M.R.C.P. Rule 26 (b)(1) states: In General. Parties may obtain discovery regarding any matter, not privileged, which is relevant to the subject matter involved in the pending action, whether it relates to the claim or defense of the party seeking discovery or to the claim or defense of any other party, including the existence, description, nature, custody, condition and location of any books, documents, or other tangible things and the identity and location of persons having knowledge of any discoverable matter. It is not ground for objection that the information sought will be inadmissible at the trial if the information sought appears reasonably calculated to lead to the discovery of admissible evidence ( emphasis added). .


14

Schaffer v Weast , 546 U.S. 49, 126 S. Ct. 528, 534, 537 (2005) (burden of persuasion in an administrative hearing challenging an IEP is placed upon the party seeking relief).


15

These orders are put into place so that both parties can get the information they need to assess their case, and if a hearing is necessary, can proceed to hearing in a timely manner


16

Boston has currently indicated that SEEM is inappropriate because it is not the least restrictive environment for Jack. However, it has also subpoenaed information from SEEM and may, after reviewing it, present information that it does not offer Jack a FAPE. Boston has a duty to supplement its discovery responses; ( see M.R.C.P. Rule 26(e)).

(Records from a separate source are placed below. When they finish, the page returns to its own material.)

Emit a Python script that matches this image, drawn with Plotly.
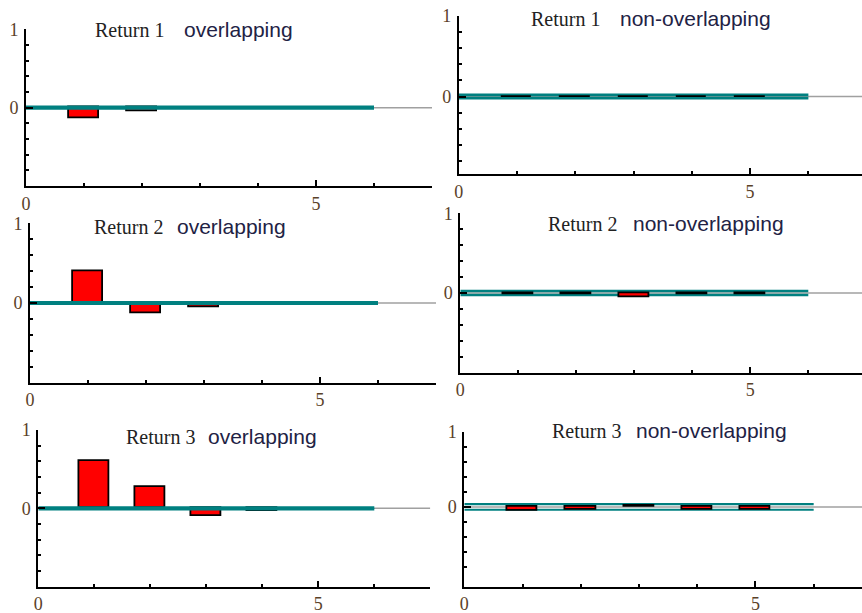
import plotly.graph_objects as go

# ---------------- data ----------------
lags = [1, 2, 3, 4, 5]
r1_overlap = [-0.14, -0.05, None, None, None]
r2_overlap = [0.40, -0.13, -0.05, None, None]
r3_overlap = [0.60, 0.27, -0.10, -0.04, None]
r1_nonoverlap = [-0.01, -0.01, -0.01, -0.01, -0.01]
r2_nonoverlap = [-0.01, -0.01, -0.06, -0.01, -0.01]
r3_nonoverlap = [-0.05, -0.03, 0.01, -0.03, -0.03]

band_overlap = [0.01, 0.01, 0.01]          # +/- band for overlapping panels
band_nonoverlap = [0.02, 0.025, 0.037]      # +/- band for non-overlapping panels
band_x = [0, 6]

series_names = ["Return 1", "Return 2", "Return 3"]
kind_names = ["overlapping", "non-overlapping"]

y_tickvals = [0, 1]
y_ticktext = ["0", "1"]
y_minor = [-0.8, -0.6, -0.4, -0.2, 0.2, 0.4, 0.6, 0.8]
x_tickvals = [0, 5]
x_ticktext = ["0", "5"]
x_minor = [1, 2, 3, 4, 6]

# ---------------- layout geometry (pixels) ----------------
W, H = 862, 613
# (x0, x1, xmax, ytop, ybot, ymin, title_right_serif, title_left_sans, baseline, band_width)
panels = [
    (26.0, 432.0, 7.0, 29.3, 186.0, -1.0, 166, 182, 36, 2.5),      # R1 overlapping
    (458.7, 862.0, 6.92, 16.0, 174.3, -0.966, 602, 618, 25, 2.6),  # R1 non-overlapping
    (30.0, 436.0, 7.0, 223.3, 382.7, -1.0, 165, 175, 233, 2.5),    # R2 overlapping
    (460.3, 862.0, 6.926, 213.3, 372.7, -1.0, 619, 631, 230, 2.5), # R2 non-overlapping
    (38.3, 430.3, 7.0, 430.0, 586.7, -1.0, 197, 206, 443, 2.5),    # R3 overlapping
    (464.3, 862.0, 6.83, 431.7, 586.7, -1.06, 623, 634, 437, 2.2), # R3 non-overlapping
]
values = [r1_overlap, r1_nonoverlap, r2_overlap, r2_nonoverlap, r3_overlap, r3_nonoverlap]

TEAL = "#008080"
GRAY = "#a0a0a0"
LABEL = "#5a4128"
SERIF = "Liberation Serif"
SANS = "Liberation Sans"

fig = go.Figure()
annotations = []
shapes = []

for i, (x0, x1, xmax, ytop, ybot, ymin, tr, tl, base, bw) in enumerate(panels):
    k = i + 1
    xa = "x" if k == 1 else f"x{k}"
    ya = "y" if k == 1 else f"y{k}"
    row, col = i // 2, i % 2
    overlapping = col == 0
    band = band_overlap[row] if overlapping else band_nonoverlap[row]

    bars = go.Bar(x=lags, y=values[i], width=0.52, xaxis=xa, yaxis=ya,
                  marker=dict(color="#ff0000", line=dict(color="black", width=1.8)),
                  showlegend=False)
    fig.add_trace(bars)

    # gray zero line (always beneath everything)
    shapes.append(dict(type="line", xref=xa, yref=ya, x0=0, x1=xmax, y0=0, y1=0,
                       line=dict(color=GRAY, width=1.5), layer="below"))
    if overlapping:
        # teal band drawn over the bars
        for s in (1, -1):
            fig.add_trace(go.Scatter(x=band_x, y=[s * band, s * band], mode="lines",
                                     line=dict(color=TEAL, width=bw),
                                     xaxis=xa, yaxis=ya, hoverinfo="skip",
                                     showlegend=False))
    else:
        # teal band drawn beneath the bars
        for s in (1, -1):
            shapes.append(dict(type="line", xref=xa, yref=ya,
                               x0=band_x[0], x1=band_x[1], y0=s * band, y1=s * band,
                               line=dict(color=TEAL, width=bw), layer="below"))

    xkey = "xaxis" if k == 1 else f"xaxis{k}"
    ykey = "yaxis" if k == 1 else f"yaxis{k}"
    fig.update_layout(**{
        xkey: dict(domain=[x0 / W, x1 / W], range=[0, xmax], anchor=ya,
                   showline=True, linecolor="black", linewidth=1.8,
                   showgrid=False, zeroline=False, automargin=False,
                   tickmode="array", tickvals=x_tickvals, ticktext=x_ticktext,
                   ticks="inside", ticklen=6, tickwidth=1.5, tickcolor="black",
                   minor=dict(tickmode="array", tickvals=x_minor, ticks="inside",
                              ticklen=3, tickwidth=1.5, tickcolor="black"),
                   tickfont=dict(family=SERIF, size=18, color=LABEL),
                   ticklabelstandoff=0, fixedrange=True),
        ykey: dict(domain=[1 - ybot / H, 1 - ytop / H], range=[ymin, 1], anchor=xa,
                   showline=True, linecolor="black", linewidth=1.8,
                   showgrid=False, zeroline=False, automargin=False,
                   tickmode="array", tickvals=y_tickvals, ticktext=y_ticktext,
                   ticks="inside", ticklen=7, tickwidth=1.5, tickcolor="black",
                   minor=dict(tickmode="array", tickvals=y_minor, ticks="inside",
                              ticklen=3, tickwidth=1.5, tickcolor="black"),
                   tickfont=dict(family=SERIF, size=18, color=LABEL),
                   ticklabelstandoff=2, fixedrange=True),
    })

    name = series_names[row]
    kind = kind_names[col]
    annotations.append(dict(text=name, xref="paper", yref="paper",
                            x=tr / W, y=1 - (base - 6.4) / H,
                            xanchor="right", yanchor="middle", showarrow=False,
                            font=dict(family=SERIF, size=20, color="#222222")))
    annotations.append(dict(text=kind, xref="paper", yref="paper",
                            x=tl / W, y=1 - (base - 6.7) / H,
                            xanchor="left", yanchor="middle", showarrow=False,
                            font=dict(family=SANS, size=21, color="#222244")))

fig.update_layout(width=W, height=H,
                  margin=dict(l=0, r=0, t=0, b=0, pad=0, autoexpand=False),
                  paper_bgcolor="white", plot_bgcolor="white",
                  showlegend=False, bargap=0, annotations=annotations, shapes=shapes)

fig.write_html("out.html")
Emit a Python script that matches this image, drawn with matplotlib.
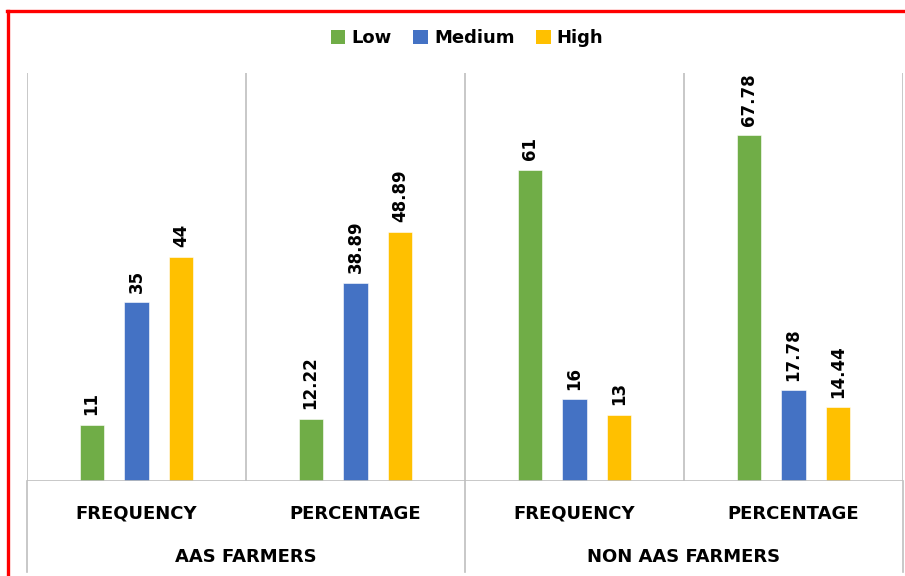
import numpy as np
import matplotlib.pyplot as plt
from matplotlib.lines import Line2D
from matplotlib.patches import Patch

# ---------- data ----------
groups = ["AAS FARMERS", "NON AAS FARMERS"]
measures = ["FREQUENCY", "PERCENTAGE", "FREQUENCY", "PERCENTAGE"]
levels = ["Low", "Medium", "High"]
low = [11, 12.22, 61, 67.78]
medium = [35, 38.89, 16, 17.78]
high = [44, 48.89, 13, 14.44]
labels_low = ["11", "12.22", "61", "67.78"]
labels_medium = ["35", "38.89", "16", "17.78"]
labels_high = ["44", "48.89", "13", "14.44"]

colors = ["#70AD47", "#4472C4", "#FFC000"]
grid_c = "#BFBFBF"

plt.rcParams["font.family"] = ["DejaVu Sans"]

W, H = 905, 576
fig = plt.figure(figsize=(W / 100, H / 100), dpi=100)
ax = fig.add_axes([27 / W, 1 - 481 / H, (903 - 27) / W, (481 - 73) / H])

x = np.arange(len(measures)) + 0.5
offset = 0.205
width = 0.11
series = [(low, labels_low), (medium, labels_medium), (high, labels_high)]
for k, (vals, labs) in enumerate(series):
    xs = x + (k - 1) * offset
    ax.bar(xs, vals, width=width, color=colors[k], edgecolor="white",
           linewidth=0.4, zorder=3)
    for xi, v, t in zip(xs, vals, labs):
        ax.annotate(t, (xi, v), xytext=(0, 7), textcoords="offset points",
                    rotation=90, ha="center", va="bottom", fontsize=12,
                    fontweight="bold", color="black")

ax.set_xlim(0, 4)
ax.set_ylim(0, 80)
ax.set_xticks([])
ax.set_yticks([])
for s in ax.spines.values():
    s.set_visible(False)

# inner category separators
for b in range(5):
    ax.axvline(b, color=grid_c, lw=1.2, zorder=1)
ax.axhline(0, color=grid_c, lw=1.2, zorder=4)

# outer separators continue down through the category labels
for b in (0, 2, 4):
    xf = (27 + b * (903 - 27) / 4) / W
    fig.add_artist(Line2D([xf, xf], [1 - 572 / H, 1 - 481 / H],
                          color=grid_c, lw=1.2))

for xi, m in zip(x, measures):
    ax.text(xi, -6.4, m, ha="center", va="center", fontsize=13,
            fontweight="bold", transform=ax.transData, clip_on=False)
for gi, g in enumerate(groups):
    ax.text(1 + 2 * gi, -14.9, g, ha="center", va="center", fontsize=13,
            fontweight="bold", transform=ax.transData, clip_on=False)

handles = [Patch(facecolor=c, edgecolor="none") for c in colors]
fig.legend(handles, levels, loc="center", bbox_to_anchor=(467 / W, 1 - 38 / H),
           ncol=3, frameon=False, handlelength=0.8, handleheight=0.8,
           handletextpad=0.35, columnspacing=1.2,
           prop={"weight": "bold", "size": 13})

# red frame around the chart
fig.add_artist(Line2D([8 / W, 8 / W], [0, 1 - 11 / H], color="#FF0000", lw=2.4))
fig.add_artist(Line2D([7 / W, 1], [1 - 11 / H, 1 - 11 / H], color="#FF0000", lw=2.4))

fig.savefig("out.png", dpi=100)
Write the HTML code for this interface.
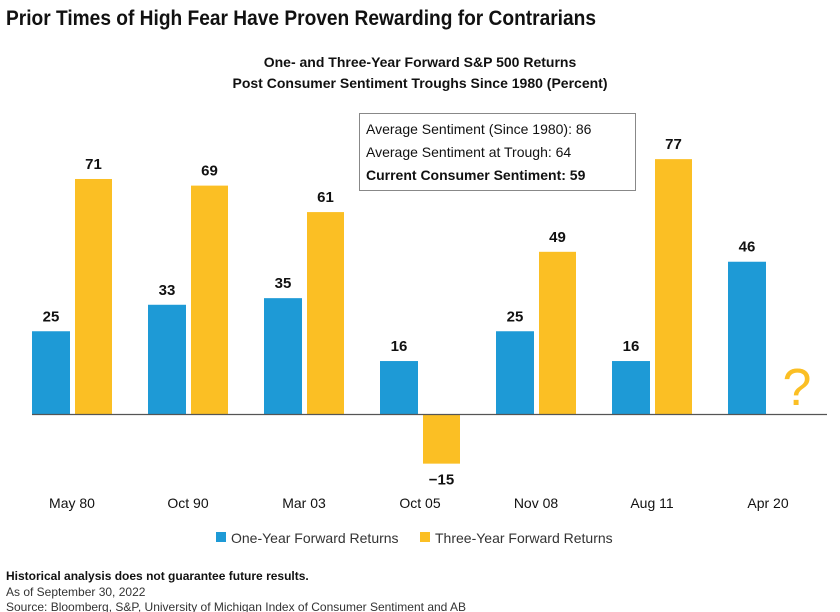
<!DOCTYPE html>
<html><head><meta charset="utf-8"><style>
body{margin:0;background:#fff;font-family:"Liberation Sans",sans-serif}
svg{display:block}
</style></head><body>
<svg width="840" height="612" viewBox="0 0 840 612">
<text x="6" y="25" font-size="21" font-weight="bold" fill="#111" textLength="590" lengthAdjust="spacingAndGlyphs">Prior Times of High Fear Have Proven Rewarding for Contrarians</text>
<text x="420" y="67" text-anchor="middle" font-size="14" font-weight="bold" fill="#111">One- and Three-Year Forward S&amp;P 500 Returns</text>
<text x="420" y="88" text-anchor="middle" font-size="14" font-weight="bold" fill="#111">Post Consumer Sentiment Troughs Since 1980 (Percent)</text>
<g id="bars"></g>
<line x1="32" y1="414.5" x2="827" y2="414.5" stroke="#555" stroke-width="1.2"/>
<text x="797" y="405" text-anchor="middle" font-size="52" fill="#fbbf24" font-weight="normal" style="font-family:'Liberation Sans',sans-serif;font-weight:100">?</text>
<g>
<rect x="359.5" y="113.5" width="276" height="77" fill="#fff" stroke="#888"/>
<text x="366" y="134" font-size="14" fill="#111">Average Sentiment (Since 1980): 86</text>
<text x="366" y="157" font-size="14" fill="#111">Average Sentiment at Trough: 64</text>
<text x="366" y="180" font-size="14" font-weight="bold" fill="#111">Current Consumer Sentiment: 59</text>
</g>
<g>
<rect x="216" y="532" width="10" height="10" fill="#1e9ad6"/>
<text x="231" y="543" font-size="14" fill="#333">One-Year Forward Returns</text>
<rect x="420" y="532" width="10" height="10" fill="#fbbf24"/>
<text x="435" y="543" font-size="14" fill="#333">Three-Year Forward Returns</text>
</g>
<text x="6" y="580" font-size="12" font-weight="bold" fill="#111">Historical analysis does not guarantee future results.</text>
<text x="6" y="596" font-size="12" fill="#333">As of September 30, 2022</text>
<text x="6" y="611" font-size="12" fill="#333">Source: Bloomberg, S&amp;P, University of Michigan Index of Consumer Sentiment and AB</text>
</svg>
<script>
const categories=["May 80","Oct 90","Mar 03","Oct 05","Nov 08","Aug 11","Apr 20"];
const oneYear=[25,33,35,16,25,16,46];
const threeYear=[71,69,61,-15,49,77,null];
const NS="http://www.w3.org/2000/svg";
const g=document.getElementById("bars");
const base=414, scale=3.31;
function xc(i){return 72+116*i;}
function y(v){return base-v*scale;}
function mk(tag,attrs){const e=document.createElementNS(NS,tag);for(const k in attrs)e.setAttribute(k,attrs[k]);g.appendChild(e);return e;}
function bar(x,w,v,color,name){
  const r=mk("rect",{x:x,y:Math.min(y(v),base),width:w,height:Math.abs(v*scale),fill:color});
  
  
  const ly=v>=0?y(v)-10:y(v)+21;
  const t=mk("text",{x:x+w/2,y:ly,"text-anchor":"middle","font-size":"15","font-weight":"bold",fill:"#111"});
  t.textContent=v<0?"\u2212"+Math.abs(v):String(v);
  
  
}
categories.forEach((c,i)=>{
  const cx=xc(i);
  if(oneYear[i]!=null) bar(cx-40,38,oneYear[i],"#1e9ad6","bar-one-year-"+i);
  if(threeYear[i]!=null) bar(cx+3,37,threeYear[i],"#fbbf24","bar-three-year-"+i);
  const t=mk("text",{x:cx,y:508,"text-anchor":"middle","font-size":"14",fill:"#111"});
  t.textContent=c;
  
  
});
</script>
</body></html>
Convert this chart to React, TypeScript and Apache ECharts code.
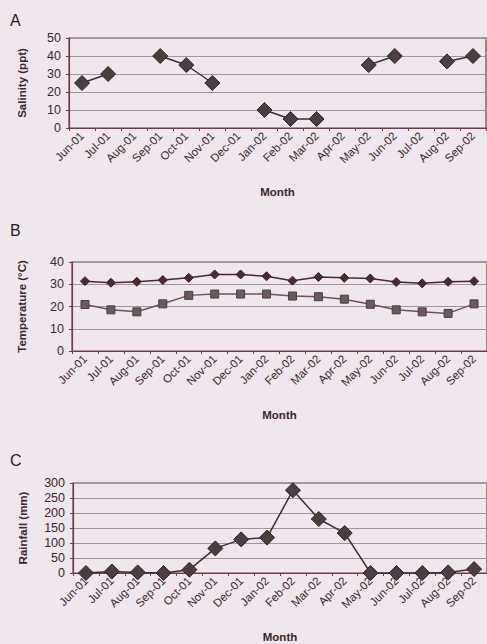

If Boston does intend to offer evidence as to the appropriateness of SEEM it will supplement its response to Parent no later than March 3, 2008. Failure to do so may result in Boston not being able to present evidence regarding SEEM.


17

Boston, in its February 11, 2008 opposition to Parent’s motion for sanctions, indicated that it would not be introducing any witness testimony at the hearing that was not properly provided to Boston during the discovery process; ( see Boston’s February 11, 2008 Opposition to Parent’s Motion for Sanctions).